In June 2011 he was called into the Wales 45-man training squad for the 2011 Rugby World Cup following the suspension of Mike Phillips. He made his full international debut versus Argentina on 20 August 2011 as a second-half replacement.

Williams was selected in the final squad for the World Cup, and scored two tries in the pool stages, as Wales ultimately finished fourth in the tournament.

For the 2012 Six Nations, Williams maintained his place in the Welsh team, coming off the bench as Wales secured a Grand Slam against France on 17 March 2012.

The following season, Williams won a second Six Nations title with Wales, appearing as a substitute in all five of their matches in the 2013 Six Nations.

Williams was selected for the Welsh squad for the 2015 Rugby World Cup. He represented Wales in all five tests, including the win against England where Williams was forced to play on the wing, putting in a kick that won the game for Wales.

After nearly four years out of the Wales squad, Williams was recalled in 2020 for the Autumn Nations Series. On 28 November 2020, Williams made his first start for Wales in more than four years, his last coming against Japan in 2016.

Williams won a third Six Nations title with Wales in 2021, appearing off the bench in the win over Italy.
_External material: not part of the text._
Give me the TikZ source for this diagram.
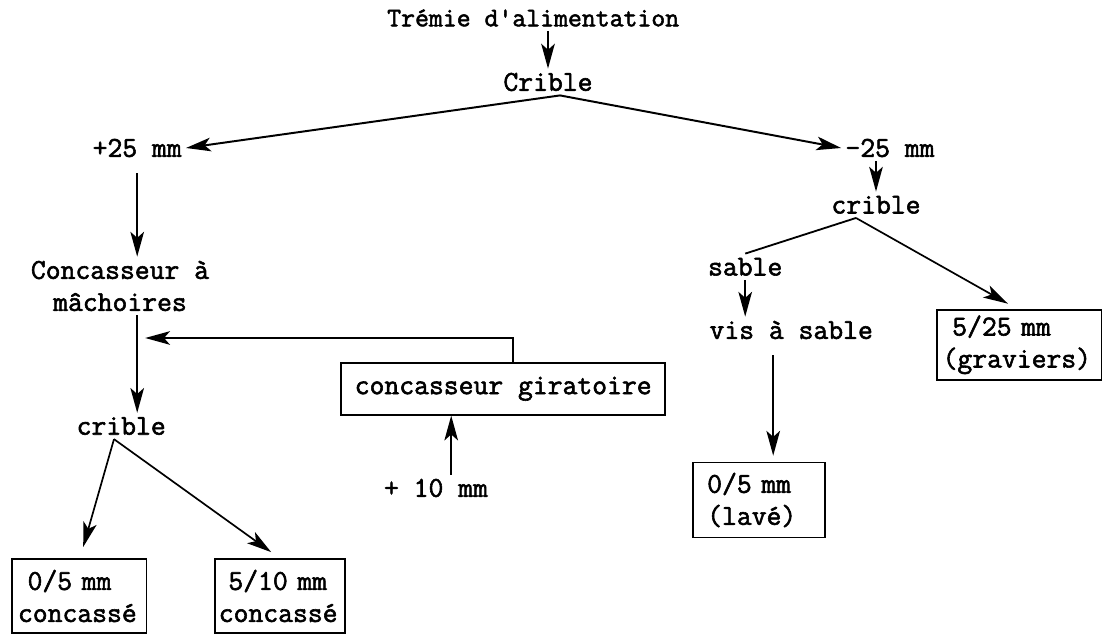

Williams has also represented Wales Sevens on numerous occasions, most recently in 2018.

=== International tries ===

| Try | Opponent | Location | Venue | Competition | Date | Result |
|---|---|---|---|---|---|---|
| 1 | Namibia | New Plymouth, New Zealand | Yarrow Stadium | 2011 Rugby World Cup | 26 September 2011 | Win |
| 2 | Fiji | Hamilton, New Zealand | Waikato Stadium | 2011 Rugby World Cup | 2 October 2011 | Win |

== Personal life ==
Lloyd Williams' father is former Wales international scrum-half Brynmor Williams. His younger brother Tom Williams is also a professional rugby union player.